== What the task asks ==
Without the pictures, return exactly the lines from the one with "Clone this diagram in TikZ." through the one with "minimum width=6.08cm, minimum". Both end lines belong in the copy.

**** Dataset excerpts ****

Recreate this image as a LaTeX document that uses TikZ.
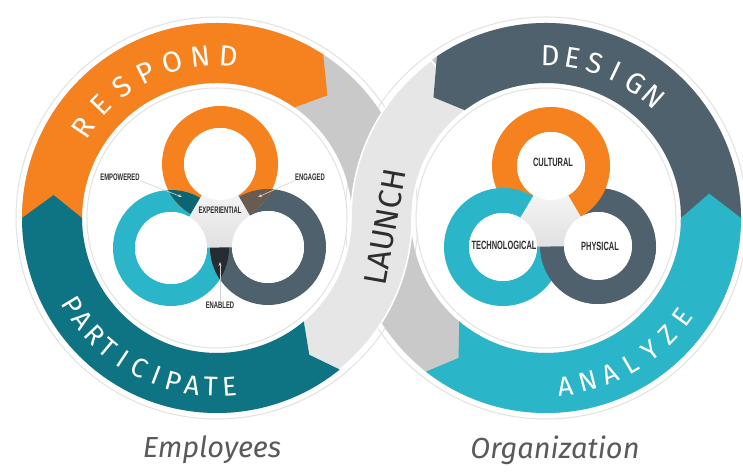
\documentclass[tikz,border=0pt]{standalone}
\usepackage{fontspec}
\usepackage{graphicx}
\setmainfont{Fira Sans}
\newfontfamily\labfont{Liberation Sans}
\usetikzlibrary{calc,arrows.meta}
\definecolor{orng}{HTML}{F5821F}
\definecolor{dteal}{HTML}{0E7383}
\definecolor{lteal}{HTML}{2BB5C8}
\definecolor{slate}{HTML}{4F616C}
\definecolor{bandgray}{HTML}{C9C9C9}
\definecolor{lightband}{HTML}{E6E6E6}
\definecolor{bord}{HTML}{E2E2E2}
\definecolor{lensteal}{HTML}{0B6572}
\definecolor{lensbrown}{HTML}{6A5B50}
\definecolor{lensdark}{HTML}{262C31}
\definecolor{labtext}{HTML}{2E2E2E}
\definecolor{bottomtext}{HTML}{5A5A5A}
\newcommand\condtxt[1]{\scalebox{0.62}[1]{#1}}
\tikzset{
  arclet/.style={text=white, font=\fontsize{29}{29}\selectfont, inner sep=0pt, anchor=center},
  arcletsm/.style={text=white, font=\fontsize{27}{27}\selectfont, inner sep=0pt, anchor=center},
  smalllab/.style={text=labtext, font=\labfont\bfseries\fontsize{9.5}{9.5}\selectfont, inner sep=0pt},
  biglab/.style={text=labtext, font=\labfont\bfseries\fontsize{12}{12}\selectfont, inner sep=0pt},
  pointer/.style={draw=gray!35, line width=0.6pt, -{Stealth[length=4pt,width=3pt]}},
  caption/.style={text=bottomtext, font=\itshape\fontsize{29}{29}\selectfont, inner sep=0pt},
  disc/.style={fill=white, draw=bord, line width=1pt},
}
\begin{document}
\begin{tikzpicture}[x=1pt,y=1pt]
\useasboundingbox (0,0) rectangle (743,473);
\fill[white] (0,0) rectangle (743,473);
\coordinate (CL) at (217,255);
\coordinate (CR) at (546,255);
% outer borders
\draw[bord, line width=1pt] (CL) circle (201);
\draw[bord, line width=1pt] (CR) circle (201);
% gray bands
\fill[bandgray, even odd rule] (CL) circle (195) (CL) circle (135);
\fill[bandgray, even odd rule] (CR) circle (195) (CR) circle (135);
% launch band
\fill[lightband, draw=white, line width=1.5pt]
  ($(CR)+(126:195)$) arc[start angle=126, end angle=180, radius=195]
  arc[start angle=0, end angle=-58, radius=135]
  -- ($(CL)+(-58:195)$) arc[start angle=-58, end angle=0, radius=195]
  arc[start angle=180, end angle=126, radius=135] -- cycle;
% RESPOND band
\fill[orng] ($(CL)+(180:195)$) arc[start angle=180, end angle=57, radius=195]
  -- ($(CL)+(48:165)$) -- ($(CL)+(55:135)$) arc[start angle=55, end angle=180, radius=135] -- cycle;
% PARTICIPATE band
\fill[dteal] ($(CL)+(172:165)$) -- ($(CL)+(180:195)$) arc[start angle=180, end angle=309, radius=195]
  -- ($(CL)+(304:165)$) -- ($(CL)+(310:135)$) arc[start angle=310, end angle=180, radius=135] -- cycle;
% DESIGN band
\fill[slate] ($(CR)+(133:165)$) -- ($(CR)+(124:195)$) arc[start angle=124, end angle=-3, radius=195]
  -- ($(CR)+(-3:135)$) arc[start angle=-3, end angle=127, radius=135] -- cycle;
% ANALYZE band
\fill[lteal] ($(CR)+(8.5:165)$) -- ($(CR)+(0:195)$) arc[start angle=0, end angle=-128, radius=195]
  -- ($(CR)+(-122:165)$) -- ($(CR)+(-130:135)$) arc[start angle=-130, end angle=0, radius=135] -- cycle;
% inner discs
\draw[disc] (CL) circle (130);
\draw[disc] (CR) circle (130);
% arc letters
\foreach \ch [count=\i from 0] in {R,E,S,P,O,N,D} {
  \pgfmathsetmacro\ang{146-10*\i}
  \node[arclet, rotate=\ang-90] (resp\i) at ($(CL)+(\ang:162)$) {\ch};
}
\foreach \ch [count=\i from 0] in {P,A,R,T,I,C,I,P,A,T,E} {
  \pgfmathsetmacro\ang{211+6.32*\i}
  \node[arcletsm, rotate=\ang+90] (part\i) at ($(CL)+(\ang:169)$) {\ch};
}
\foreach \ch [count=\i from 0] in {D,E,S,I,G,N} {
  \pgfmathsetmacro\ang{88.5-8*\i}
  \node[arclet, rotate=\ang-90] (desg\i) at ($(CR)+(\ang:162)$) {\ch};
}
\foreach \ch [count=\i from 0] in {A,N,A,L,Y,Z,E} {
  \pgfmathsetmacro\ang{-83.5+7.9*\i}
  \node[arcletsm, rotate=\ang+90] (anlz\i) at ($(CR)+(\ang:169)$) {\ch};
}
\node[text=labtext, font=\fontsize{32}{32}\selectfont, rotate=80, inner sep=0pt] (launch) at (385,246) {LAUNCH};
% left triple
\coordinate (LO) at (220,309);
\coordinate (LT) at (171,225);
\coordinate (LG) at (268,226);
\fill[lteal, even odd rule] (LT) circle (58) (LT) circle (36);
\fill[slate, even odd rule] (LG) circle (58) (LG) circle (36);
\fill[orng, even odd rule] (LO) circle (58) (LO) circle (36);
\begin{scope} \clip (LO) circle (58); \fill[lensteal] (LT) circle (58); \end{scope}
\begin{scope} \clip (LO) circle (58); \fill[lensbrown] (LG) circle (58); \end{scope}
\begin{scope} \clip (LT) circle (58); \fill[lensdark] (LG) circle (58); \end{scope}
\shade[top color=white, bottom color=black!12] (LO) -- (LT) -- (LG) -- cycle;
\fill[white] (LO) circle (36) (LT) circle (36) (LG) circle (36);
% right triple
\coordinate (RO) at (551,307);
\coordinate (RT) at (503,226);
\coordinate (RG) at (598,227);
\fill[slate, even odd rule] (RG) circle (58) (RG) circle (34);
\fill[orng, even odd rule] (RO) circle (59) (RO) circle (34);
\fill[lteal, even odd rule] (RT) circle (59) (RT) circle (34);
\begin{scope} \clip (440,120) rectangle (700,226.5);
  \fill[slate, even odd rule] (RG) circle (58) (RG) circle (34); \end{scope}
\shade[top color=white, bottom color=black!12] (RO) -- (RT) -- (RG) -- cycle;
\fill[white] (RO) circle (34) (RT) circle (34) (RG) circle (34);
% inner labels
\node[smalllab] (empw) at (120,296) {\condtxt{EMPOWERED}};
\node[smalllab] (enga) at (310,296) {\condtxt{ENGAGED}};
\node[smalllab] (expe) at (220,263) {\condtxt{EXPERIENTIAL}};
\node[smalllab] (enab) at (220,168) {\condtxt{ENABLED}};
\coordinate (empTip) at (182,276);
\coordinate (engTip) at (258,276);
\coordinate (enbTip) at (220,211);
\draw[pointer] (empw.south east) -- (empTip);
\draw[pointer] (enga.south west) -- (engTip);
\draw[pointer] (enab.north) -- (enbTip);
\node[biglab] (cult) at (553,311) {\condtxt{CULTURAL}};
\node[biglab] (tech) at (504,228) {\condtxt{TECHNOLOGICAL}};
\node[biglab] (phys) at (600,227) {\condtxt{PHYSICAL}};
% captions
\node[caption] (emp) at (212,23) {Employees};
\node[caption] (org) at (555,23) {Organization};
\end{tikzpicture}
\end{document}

****
**** Dataset excerpts ****

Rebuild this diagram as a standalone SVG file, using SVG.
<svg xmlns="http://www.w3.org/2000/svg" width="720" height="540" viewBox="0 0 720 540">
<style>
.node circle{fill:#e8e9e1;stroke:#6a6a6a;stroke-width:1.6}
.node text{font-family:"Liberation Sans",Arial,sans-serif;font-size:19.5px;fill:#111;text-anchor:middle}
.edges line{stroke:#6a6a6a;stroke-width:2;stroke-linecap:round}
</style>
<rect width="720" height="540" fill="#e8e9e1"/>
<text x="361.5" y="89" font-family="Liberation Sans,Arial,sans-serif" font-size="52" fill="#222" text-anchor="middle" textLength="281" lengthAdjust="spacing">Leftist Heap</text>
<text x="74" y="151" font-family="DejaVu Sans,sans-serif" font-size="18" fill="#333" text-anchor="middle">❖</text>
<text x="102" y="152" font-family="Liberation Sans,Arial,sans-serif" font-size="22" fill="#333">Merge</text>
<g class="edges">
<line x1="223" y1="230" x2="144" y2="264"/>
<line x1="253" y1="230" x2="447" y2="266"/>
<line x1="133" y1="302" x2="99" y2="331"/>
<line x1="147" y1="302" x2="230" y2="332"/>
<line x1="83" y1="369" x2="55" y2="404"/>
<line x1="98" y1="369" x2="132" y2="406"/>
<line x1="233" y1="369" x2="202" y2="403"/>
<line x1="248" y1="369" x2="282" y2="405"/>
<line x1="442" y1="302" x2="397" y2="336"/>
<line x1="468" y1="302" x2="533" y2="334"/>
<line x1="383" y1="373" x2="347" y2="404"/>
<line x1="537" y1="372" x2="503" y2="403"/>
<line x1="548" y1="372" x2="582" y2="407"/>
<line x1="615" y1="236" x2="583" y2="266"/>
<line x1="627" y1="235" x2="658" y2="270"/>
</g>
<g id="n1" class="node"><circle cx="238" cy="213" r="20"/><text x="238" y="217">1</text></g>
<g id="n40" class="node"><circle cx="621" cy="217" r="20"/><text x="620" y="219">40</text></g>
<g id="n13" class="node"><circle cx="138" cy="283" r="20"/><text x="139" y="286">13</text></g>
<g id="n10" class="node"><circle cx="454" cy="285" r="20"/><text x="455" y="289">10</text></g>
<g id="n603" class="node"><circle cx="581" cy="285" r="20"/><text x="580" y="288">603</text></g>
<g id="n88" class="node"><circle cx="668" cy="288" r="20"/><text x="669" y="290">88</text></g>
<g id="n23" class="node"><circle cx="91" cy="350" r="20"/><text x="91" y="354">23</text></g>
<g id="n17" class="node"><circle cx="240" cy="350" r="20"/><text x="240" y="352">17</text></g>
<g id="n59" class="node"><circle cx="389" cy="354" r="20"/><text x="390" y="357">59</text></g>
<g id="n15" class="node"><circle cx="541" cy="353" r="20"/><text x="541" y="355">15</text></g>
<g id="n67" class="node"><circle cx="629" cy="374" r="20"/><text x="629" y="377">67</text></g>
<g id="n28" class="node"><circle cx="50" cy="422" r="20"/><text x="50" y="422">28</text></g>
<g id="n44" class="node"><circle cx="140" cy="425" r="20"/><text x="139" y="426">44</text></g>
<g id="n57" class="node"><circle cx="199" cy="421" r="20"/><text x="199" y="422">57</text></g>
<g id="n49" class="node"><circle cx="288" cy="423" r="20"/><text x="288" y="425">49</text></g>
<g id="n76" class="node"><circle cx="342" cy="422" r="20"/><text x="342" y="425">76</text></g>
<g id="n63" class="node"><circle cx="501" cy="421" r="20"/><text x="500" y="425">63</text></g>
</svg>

****
**** Dataset excerpts ****

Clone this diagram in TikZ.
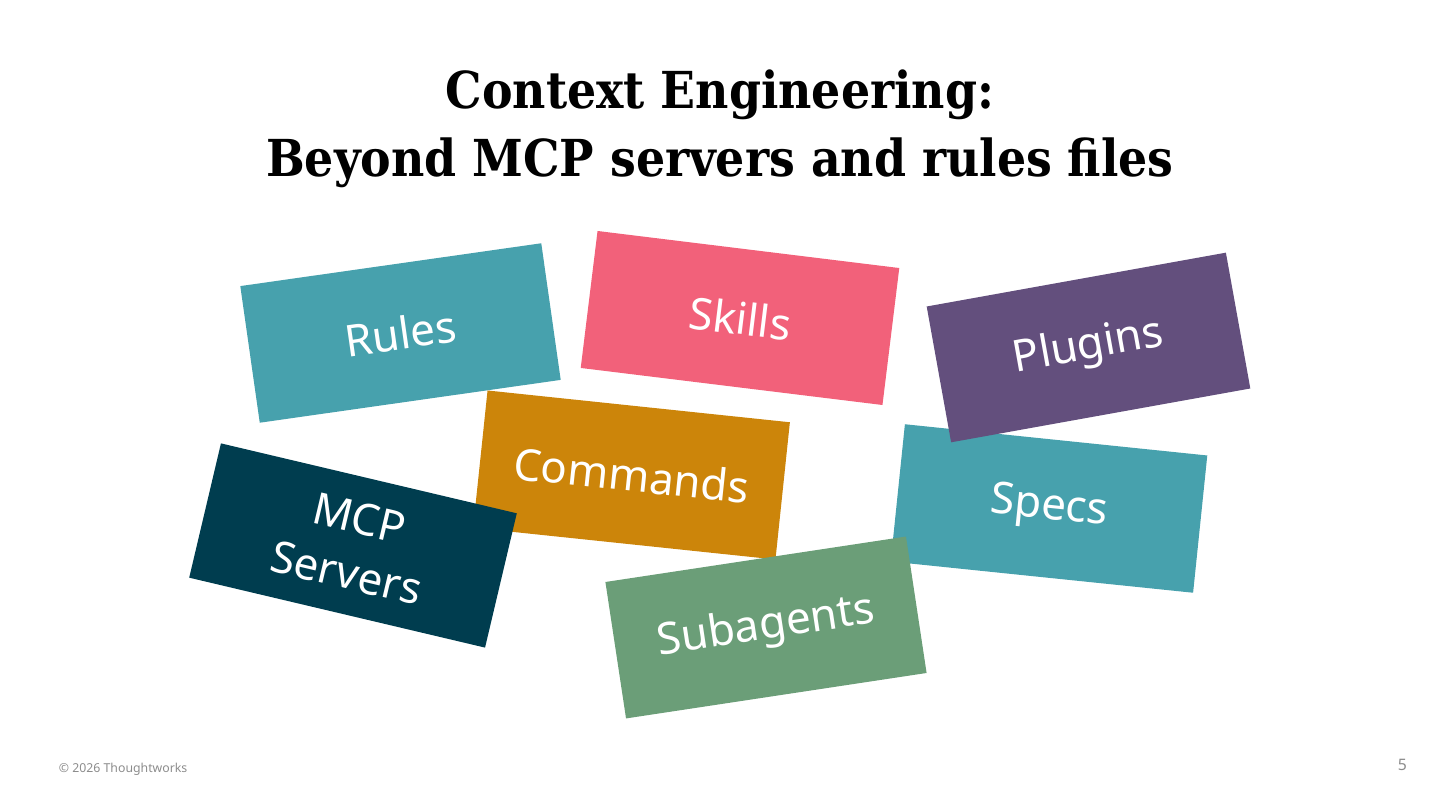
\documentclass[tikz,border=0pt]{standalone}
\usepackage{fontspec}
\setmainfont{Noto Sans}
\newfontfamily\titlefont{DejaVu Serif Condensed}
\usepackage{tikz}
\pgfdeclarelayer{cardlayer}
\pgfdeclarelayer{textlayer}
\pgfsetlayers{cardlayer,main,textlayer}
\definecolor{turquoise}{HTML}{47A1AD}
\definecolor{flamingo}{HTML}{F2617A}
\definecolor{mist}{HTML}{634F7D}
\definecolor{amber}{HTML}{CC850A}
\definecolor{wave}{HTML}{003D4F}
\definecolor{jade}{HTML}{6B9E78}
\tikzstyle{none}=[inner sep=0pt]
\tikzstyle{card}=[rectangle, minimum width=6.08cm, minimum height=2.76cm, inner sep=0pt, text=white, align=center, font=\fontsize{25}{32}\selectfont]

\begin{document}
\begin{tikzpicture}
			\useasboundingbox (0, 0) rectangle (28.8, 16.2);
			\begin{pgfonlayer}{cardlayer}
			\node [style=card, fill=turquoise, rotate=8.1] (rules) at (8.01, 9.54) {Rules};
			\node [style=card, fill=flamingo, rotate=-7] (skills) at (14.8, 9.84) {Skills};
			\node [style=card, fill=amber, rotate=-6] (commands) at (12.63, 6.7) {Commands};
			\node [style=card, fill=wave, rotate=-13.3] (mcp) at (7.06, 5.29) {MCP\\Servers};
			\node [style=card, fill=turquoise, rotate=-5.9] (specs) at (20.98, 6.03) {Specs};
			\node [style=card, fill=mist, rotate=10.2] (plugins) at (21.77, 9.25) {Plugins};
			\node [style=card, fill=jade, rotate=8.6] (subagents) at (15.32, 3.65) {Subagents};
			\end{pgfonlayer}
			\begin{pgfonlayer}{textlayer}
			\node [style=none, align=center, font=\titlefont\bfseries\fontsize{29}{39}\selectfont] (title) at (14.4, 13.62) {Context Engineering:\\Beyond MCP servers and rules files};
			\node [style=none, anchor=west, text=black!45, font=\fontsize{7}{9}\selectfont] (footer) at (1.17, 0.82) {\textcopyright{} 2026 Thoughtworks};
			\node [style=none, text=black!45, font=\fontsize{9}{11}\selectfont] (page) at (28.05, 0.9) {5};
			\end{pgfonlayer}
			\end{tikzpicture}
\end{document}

****

== The completed task ==
Clone this diagram in TikZ.
\documentclass[tikz,border=0pt]{standalone}
\usepackage{fontspec}
\setmainfont{Noto Sans}
\newfontfamily\titlefont{DejaVu Serif Condensed}
\usepackage{tikz}
\pgfdeclarelayer{cardlayer}
\pgfdeclarelayer{textlayer}
\pgfsetlayers{cardlayer,main,textlayer}
\definecolor{turquoise}{HTML}{47A1AD}
\definecolor{flamingo}{HTML}{F2617A}
\definecolor{mist}{HTML}{634F7D}
\definecolor{amber}{HTML}{CC850A}
\definecolor{wave}{HTML}{003D4F}
\definecolor{jade}{HTML}{6B9E78}
\tikzstyle{none}=[inner sep=0pt]
\tikzstyle{card}=[rectangle, minimum width=6.08cm, minimum height=2.76cm, inner sep=0pt, text=white, align=center, font=\fontsize{25}{32}\selectfont]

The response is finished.